Dessaler l’eau de mer : une filière d’avenir dans la France en pointe

Temps de lecture : 4 minutes

Le manque d’eau potable est devenu désormais, pour la planète et l’espèce humaine, un enjeu majeur : le nombre d’individus sur terre devrait atteindre les 8 milliards d’ici 10 ans, ce qui signifie que le ratio d’eau potable par habitant baissera de 6600 mètres cubes par personne, à 4800 mètres, soit une diminution d’un tiers ! Cela signifie que dans moins de dix ans, un homme sur 3, voire un homme sur 2 selon l’ONU, pourrait souffrir de ce que les experts nomment le « stress hydrique », c’est-à-dire le fait de devoir vivre avec moins de 1700 mètres cubes d’eau par an. Selon l’Organisation des Nations Unies, la problématique trouve essentiellement ses origines dans le fait que nous consacrons la majeure partie de nos réserves en eau (90%) à l’agriculture, pour booster la productivité de nos exploitations.
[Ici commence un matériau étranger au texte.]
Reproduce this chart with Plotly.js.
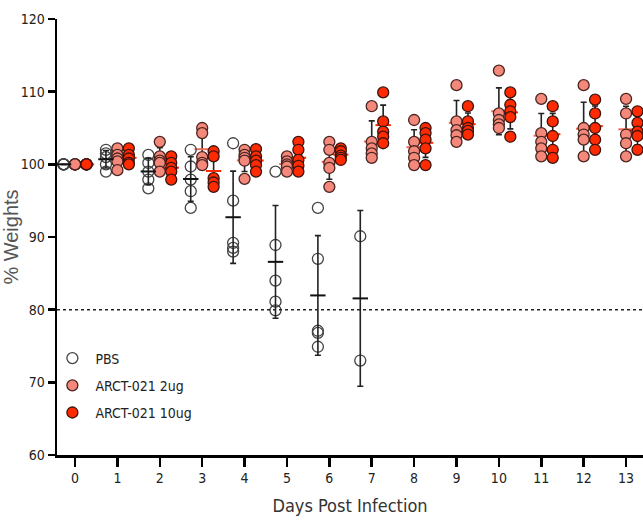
<!DOCTYPE html>
<html>
<head>
<meta charset="utf-8">
<script src="https://cdn.plot.ly/plotly-3.0.1.min.js"></script>
<style>html,body{margin:0;padding:0;background:#fff;}#chart{width:643px;height:521px;}</style>
</head>
<body>
<div id="chart"></div>
<script>
const days = [0,1,2,3,4,5,6,7,8,9,10,11,12,13];
const dayLabels = ["0","1","2","3","4","5","6","7","8","9","10","11","12","13"];
const groupNames = ["PBS","ARCT-021 2ug","ARCT-021 10ug"];

// % weight per mouse, one list per day (PBS group died out after day 7)
const pbs = [
  [100,100,100,100,100],
  [102,101.5,101,100,99],
  [101.3,100.2,99,97.9,96.7],
  [102,99.7,97.9,96.3,94],
  [102.9,95,89.2,88.5,88],
  [99,88.9,84,81.1,79.9],
  [94,87,77.1,76.8,74.9],
  [90.1,73]
];
const arct2 = [
  [100,100,100,100,100],
  [102.2,101.3,100.8,100.4,99.2],
  [103.1,101.1,100.5,100.2,99],
  [105,104.3,101,100.2,99.9],
  [102,101.3,100.9,100.5,98],
  [101.1,100.4,100,99.7,99],
  [103.1,102,100.2,99.5,96.9],
  [108,103.1,102.2,101.5,100.9],
  [106.1,103.1,101.8,100.9,99.9],
  [110.9,105.9,104.7,104,103.1],
  [112.9,107,106.1,105.5,105],
  [109,104.3,103.1,102.2,101.1],
  [110.9,105,104.1,103.4,101.1],
  [109,107,104.1,102.9,101.1]
];
const arct10 = [
  [100,100,100,100,100],
  [102.2,101.3,100.8,100.2,100],
  [101.1,100.2,99.5,99,97.9],
  [101.8,101.1,98.1,97.5,96.9],
  [102.1,101.1,100.5,99.9,99],
  [103.1,102,100.6,99.8,99],
  [102.2,101.8,101.2,100.9,100.6],
  [109.9,105.9,104.5,103.8,102.9],
  [105,104.3,103.4,102.2,99.9],
  [108,105.9,105,104.6,104.1],
  [109.9,108.2,107.3,106.5,103.8],
  [108,105.9,103.9,102,100.9],
  [108.9,107,105,103.4,102],
  [107.3,105.7,104.5,103.9,102]
];

const groups = [pbs, arct2, arct10];
const offsets = [-0.27, 0, 0.27];
const fills = ["rgba(255,255,255,0)", "#F4897B", "#FF2A00"];
const outlines = ["#444444", "#4a2420", "#3a1410"];
const meanColors = ["#111111", "#F06A55", "#FF2A00"];
const NARROW = "'Liberation Sans Narrow', 'Arial Narrow', 'DejaVu Sans Condensed', 'Roboto Condensed', 'Liberation Sans', Arial, sans-serif";
const SANS = "'Liberation Sans', Arial, sans-serif";

function mean(a){ return a.reduce((s,v)=>s+v,0)/a.length; }
function sd(a){ if(a.length<2) return 0; const m=mean(a); return Math.sqrt(a.reduce((s,v)=>s+(v-m)*(v-m),0)/(a.length-1)); }

const pointTraces = [];
const meanTraces = [];
groups.forEach((g, gi) => {
  const px = [], py = [];
  const mx = [], my = [], me = [];
  g.forEach((vals, di) => {
    if (!vals || !vals.length) return;
    vals.forEach(v => { px.push(days[di] + offsets[gi]); py.push(v); });
    mx.push(days[di] + offsets[gi]); my.push(mean(vals)); me.push(sd(vals));
  });
  pointTraces.push({
    type: "scatter", mode: "markers", x: px, y: py, name: groupNames[gi],
    legendgroup: "g" + gi, cliponaxis: false,
    marker: { symbol: "circle", size: 11, color: fills[gi], line: { color: outlines[gi], width: 1.3 } },
    hoverinfo: "x+y"
  });
  meanTraces.push({
    type: "scatter", mode: "markers", x: mx, y: my, showlegend: false,
    legendgroup: "g" + gi, hoverinfo: "skip",
    marker: { symbol: "line-ew", size: 11, color: meanColors[gi], line: { color: meanColors[gi], width: 2 } },
    error_y: { type: "data", array: me, visible: true, color: "#222", thickness: 1.6, width: 3 }
  });
});

// treated groups: error bars behind the dots; PBS (open circles): on top
const data = [meanTraces[1], meanTraces[2], pointTraces[0], pointTraces[1], pointTraces[2], meanTraces[0]];

const layout = {
  width: 643, height: 521,
  margin: { l: 57, r: 0, t: 19, b: 66, pad: 0 },
  paper_bgcolor: "#ffffff", plot_bgcolor: "#ffffff",
  showlegend: true,
  font: { family: NARROW, color: "#222" },
  xaxis: {
    range: [-0.425, 13.4],
    tickvals: days, ticktext: dayLabels,
    ticks: "outside", ticklen: 9, tickwidth: 2.5, tickcolor: "#000",
    showline: true, linewidth: 2.5, linecolor: "#000",
    showgrid: false, zeroline: false,
    tickfont: { family: NARROW, size: 14, color: "#222" },
    title: { text: "Days Post Infection", font: { family: NARROW, size: 18, color: "#333" }, standoff: 14 }
  },
  yaxis: {
    range: [60, 120], dtick: 10, tick0: 60,
    ticks: "outside", ticklen: 7, tickwidth: 2.5, tickcolor: "#000",
    showline: true, linewidth: 2.5, linecolor: "#000",
    showgrid: false, zeroline: false,
    tickfont: { family: NARROW, size: 14, color: "#222" },
    title: { text: "% Weights", font: { family: SANS, size: 20, color: "#555" }, standoff: 12 }
  },
  shapes: [{
    type: "line", xref: "paper", x0: 0, x1: 1, yref: "y", y0: 80, y1: 80,
    line: { color: "#222", width: 1.5, dash: "dot" }
  }],
  legend: {
    x: -0.013, y: 0.258, xanchor: "left", yanchor: "top",
    bgcolor: "rgba(0,0,0,0)", borderwidth: 0,
    traceorder: "grouped", tracegroupgap: 6, itemwidth: 36,
    font: { family: NARROW, size: 14, color: "#222" }
  }
};

Plotly.newPlot("chart", data, layout, { displayModeBar: false, staticPlot: true });
</script>
</body>
</html>
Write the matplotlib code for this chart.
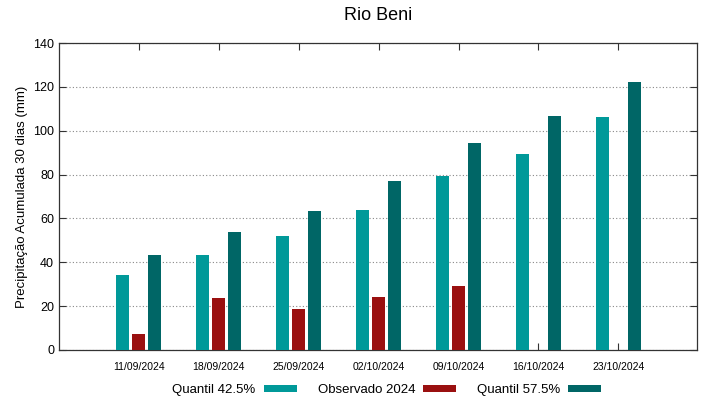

Résultat : les ressources disponibles pour l’humanité vont en diminuant, selon ce choix cornélien : boire, ou cultiver pour manger.

 

Pour essayer de changer la donne, certaines entreprises ont donc imaginé de prendre le problème dans l’autre sens : pourquoi ne pas augmenter les ressources disponibles en eau potable, en dessalant l’eau des mers et des océans, qui représentent 97% des stocks de la planète ? Et dans ce domaine, la France a le vent en poupe : son expertise est de plus en plus reconnue à travers le globe, et ses entreprises performantes en matière d’innovation et de développement. Si la France est pionnière dans ce domaine, c’est parce que nous nous sommes intéressés très tôt à la problématique de la pénurie d’eau : dès les années 1960, le Commissariat à l’Energie Atomique français imagine de coupler les activités de production d’énergie et de dessalement de l’eau, puis ce sont les géants Suez et Véolia qui développent des techniques de dessalement d’eau de mer, avec succès. Aujourd’hui, ce savoir-faire s’exporte dans tous les pays du monde, et crée de l’emploi : il y a quelques années, en Australie, nos entreprises ont mis en place la plus grande usine du monde affectée au dessalement de l’eau de mer, avec une production atteignant les 450 000 mètres cubes par jour ! Suez Environnement, à l’origine du projet, a supervisé la construction du site, mais gère aussi depuis son fonctionnement, la maintenance et l’exploitation.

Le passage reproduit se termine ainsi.